Short exercise: For each line below that contains the string "this", copy that line.

** BEGIN **

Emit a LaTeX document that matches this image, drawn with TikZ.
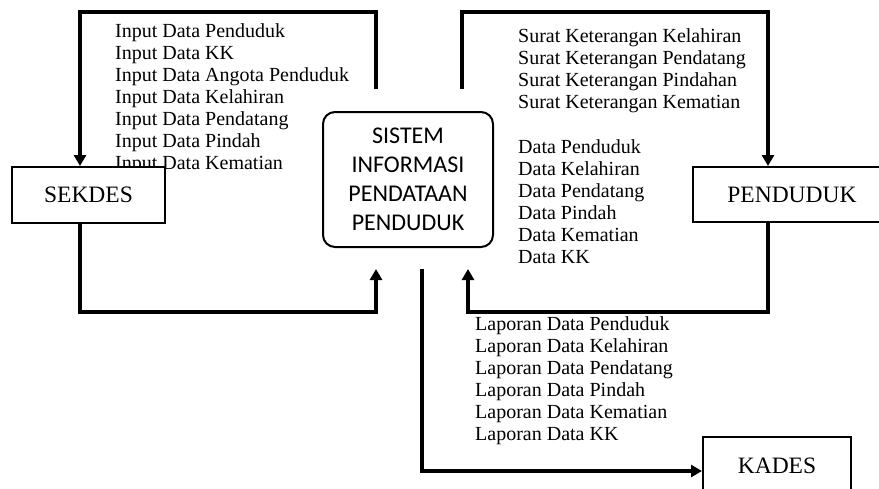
\documentclass[tikz,border=0pt]{standalone}
\usepackage{fontspec}
\setmainfont{Liberation Serif}
\newfontfamily\sysfont{Carlito}
\usetikzlibrary{arrows.meta}
\tikzset{flow/.style={line width=3.5pt,-{Triangle[length=11pt,width=12pt]}},
entity/.style={draw,fill=white,line width=2pt,font=\fontsize{23.5}{28}\selectfont},
listtext/.style={anchor=north west,inner sep=0pt,align=left,font=\fontsize{20}{22}\selectfont}}
\def\drawflow{\draw[flow]}

\begin{document}
\begin{tikzpicture}[x=1pt,y=-1pt]
\useasboundingbox (0,0) rectangle (879,488);
\clip (0,0) rectangle (879,488);
\node[listtext] (inputs) at (115,23) {Input Data Penduduk\\Input Data KK\\Input Data Angota Penduduk\\Input Data Kelahiran\\Input Data Pendatang\\Input Data Pindah\\Input Data Kematian};
\node[listtext] (surat) at (518,28.5) {Surat Keterangan Kelahiran\\Surat Keterangan Pendatang\\Surat Keterangan Pindahan\\Surat Keterangan Kematian\\[23pt]Data Penduduk\\Data Kelahiran\\Data Pendatang\\Data Pindah\\Data Kematian\\Data KK};
\node[listtext] (laporan) at (475,316.5) {Laporan Data Penduduk\\Laporan Data Kelahiran\\Laporan Data Pendatang\\Laporan Data Pindah\\Laporan Data Kematian\\Laporan Data KK};
\node[draw,line width=2pt,rounded corners=12pt,minimum width=170pt,minimum height=135pt,align=center,font=\sysfont\fontsize{24}{29}\selectfont] (sistem) at (408,179.5) {SISTEM\\INFORMASI\\PENDATAAN\\PENDUDUK};
\node[entity,minimum width=153pt,minimum height=56pt] (sekdes) at (88.5,195) {SEKDES};
\node[entity,minimum width=198pt,minimum height=55pt] (penduduk) at (792,194.5) {PENDUDUK};
\node[entity,minimum width=148pt,minimum height=58pt] (kades) at (777,466) {KADES};
\coordinate (railtop) at (0,12);
\coordinate (railbot) at (0,312);
\coordinate (in1) at ([shift={(-32pt,22pt)}]sistem.north);
\coordinate (in2) at ([shift={(54pt,22pt)}]sistem.north);
\coordinate (out1) at ([shift={(-32pt,-21pt)}]sistem.south);
\coordinate (out2) at ([shift={(60pt,-21pt)}]sistem.south);
\coordinate (out3) at ([shift={(14pt,-21pt)}]sistem.south);
\drawflow (in1) -- (in1 |- railtop) -| ([xshift=-8.5pt]sekdes.north);
\drawflow ([xshift=-8.5pt]sekdes.south) |- (out1 |- railbot) -- (out1);
\drawflow (in2) -- (in2 |- railtop) -| ([xshift=-24pt]penduduk.north);
\drawflow ([xshift=-24pt]penduduk.south) |- (out2 |- railbot) -- (out2);
\drawflow (out3) |- ([yshift=-5pt]kades.west);
\end{tikzpicture}
\end{document}
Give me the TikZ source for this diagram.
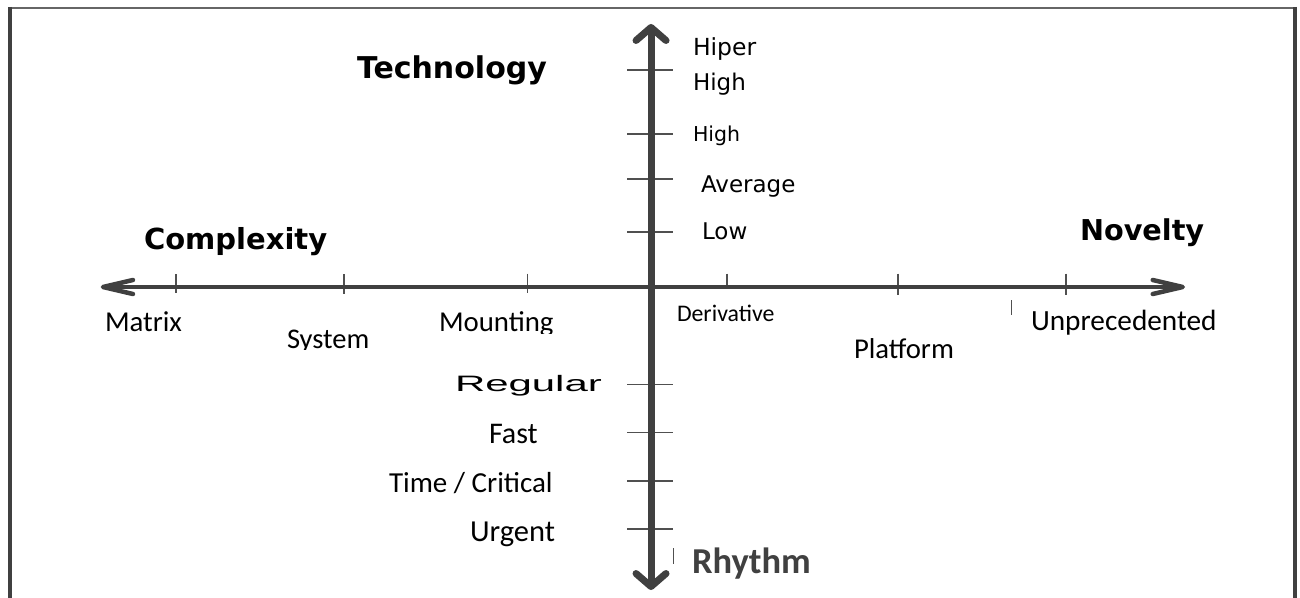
\documentclass[tikz,border=0pt]{standalone}
\usepackage{fontspec}
\usetikzlibrary{arrows.meta}
\newfontfamily\dvfont{DejaVu Sans}
\newfontfamily\carfont{Carlito}
\newfontfamily\libfont{Liberation Sans}
\definecolor{axisgray}{HTML}{404040}
\definecolor{tickgray}{HTML}{505050}
\tikzset{
  lbl/.style={anchor=base west, inner sep=0pt, outer sep=0pt, text=black},
  headbf/.style={lbl, font=\dvfont\bfseries\fontsize{29}{34}\selectfont},
  hax/.style={draw=axisgray, line width=4.5pt,
    arrows={Straight Barb[length=30pt,width=14pt,round]-Straight Barb[length=30pt,width=14pt,round]}},
  vax/.style={draw=axisgray, line width=7pt,
    arrows={Straight Barb[length=13pt,width=30pt,round]-Straight Barb[length=13pt,width=30pt,round]}},
  tickmark/.style={draw=tickgray, line width=1.4pt},
  framev/.style={draw=axisgray, line width=4.5pt},
  frameh/.style={draw=axisgray!80, line width=2.5pt},
}
\begin{document}
\begin{tikzpicture}[x=1pt, y=-1pt]
\useasboundingbox (0,0) rectangle (1300,597);
\fill[white] (0,0) rectangle (1300,597);
% frame
\draw[frameh] (8,8) -- (1297,8);
\draw[framev] (10,6.8) -- (10,600);
\draw[framev] (1295,6.8) -- (1295,600);
% axis end points
\coordinate (hl) at (100.7,287);
\coordinate (hr) at (1185,287);
\coordinate (vt) at (651,24);
\coordinate (vb) at (651,590);
% horizontal axis ticks
\draw[tickmark] (176,274) -- (176,293);
\draw[tickmark] (344,274) -- (344,294);
\draw[tickmark] (527.4,273.5) -- (527.4,293);
\draw[tickmark] (727,273.5) -- (727,287);
\draw[tickmark] (898,273.5) -- (898,294.5);
\draw[tickmark] (1066,273.5) -- (1066,294.5);
\draw[tickmark, line width=1pt] (1011.5,300) -- (1011.5,315);
% vertical axis ticks
\foreach \yy in {70,134,179,232,384.3,432.7,481,529}
  \draw[tickmark, line width=1.2pt] (627,\yy) -- (673,\yy);
\draw[tickmark, line width=1pt] (673,548) -- (673,564);
% axes
\draw[hax] (hl) -- (hr);
\draw[vax] (vb) -- (vt);
% headings
\node[headbf, font=\dvfont\bfseries\fontsize{30}{36}\selectfont] (tech) at (357,78.3) {Technology};
\node[headbf] (compl) at (144,249) {Complexity};
\node[headbf, font=\dvfont\bfseries\fontsize{28.7}{34}\selectfont] (nov) at (1080,240.6) {Novelty};
% technology levels
\node[lbl, font=\dvfont\fontsize{23.5}{28}\selectfont] (hiper) at (693,55) {Hiper};
\node[lbl, font=\dvfont\fontsize{23}{28}\selectfont] (high1) at (693,90) {High};
\node[lbl, font=\dvfont\fontsize{20.5}{24}\selectfont] (high2) at (693,141) {High};
\node[lbl, font=\dvfont\fontsize{23}{28}\selectfont] (avg) at (701,192.3) {Average};
\node[lbl, font=\dvfont\fontsize{23}{28}\selectfont] (low) at (702,239.3) {Low};
% complexity levels
\node[lbl, font=\carfont\fontsize{28.8}{34}\selectfont] (matrix) at (105,331) {Matrix};
\begin{scope}
  \clip (270,300) rectangle (390,349.6);
  \node[lbl, font=\carfont\fontsize{28.5}{34}\selectfont] (system) at (287,348.3) {System};
\end{scope}
\begin{scope}
  \clip (420,300) rectangle (570,333.6);
  \node[lbl, font=\carfont\fontsize{28.8}{34}\selectfont] (mounting) at (439,331) {Mounting};
\end{scope}
% novelty levels
\node[lbl, font=\carfont\fontsize{23.8}{28}\selectfont] (deriv) at (677,321.7) {Derivative};
\node[lbl, font=\carfont\fontsize{28.7}{34}\selectfont] (platform) at (854,358.3) {Platform};
\node[lbl, font=\carfont\fontsize{29.3}{35}\selectfont] (unprec) at (1031,330.7) {Unprecedented};
% rhythm levels
\node[lbl, font=\libfont\fontsize{22.3}{27}\selectfont] (regular) at (455,391) {\scalebox{1.88}[1]{Regular}};
\node[lbl, font=\carfont\fontsize{30}{36}\selectfont] (fast) at (489,443.3) {Fast};
\node[lbl, font=\carfont\fontsize{29}{35}\selectfont] (timecrit) at (389,492.7) {Time / Critical};
\node[lbl, font=\carfont\fontsize{30.5}{36}\selectfont] (urgent) at (470,541.7) {Urgent};
\node[lbl, text=axisgray, font=\carfont\bfseries\fontsize{36.5}{44}\selectfont] (rhythm) at (692,573.3) {Rhythm};
\end{tikzpicture}
\end{document}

** END **

Finished answer:
Emit a LaTeX document that matches this image, drawn with TikZ.
Give me the TikZ source for this diagram.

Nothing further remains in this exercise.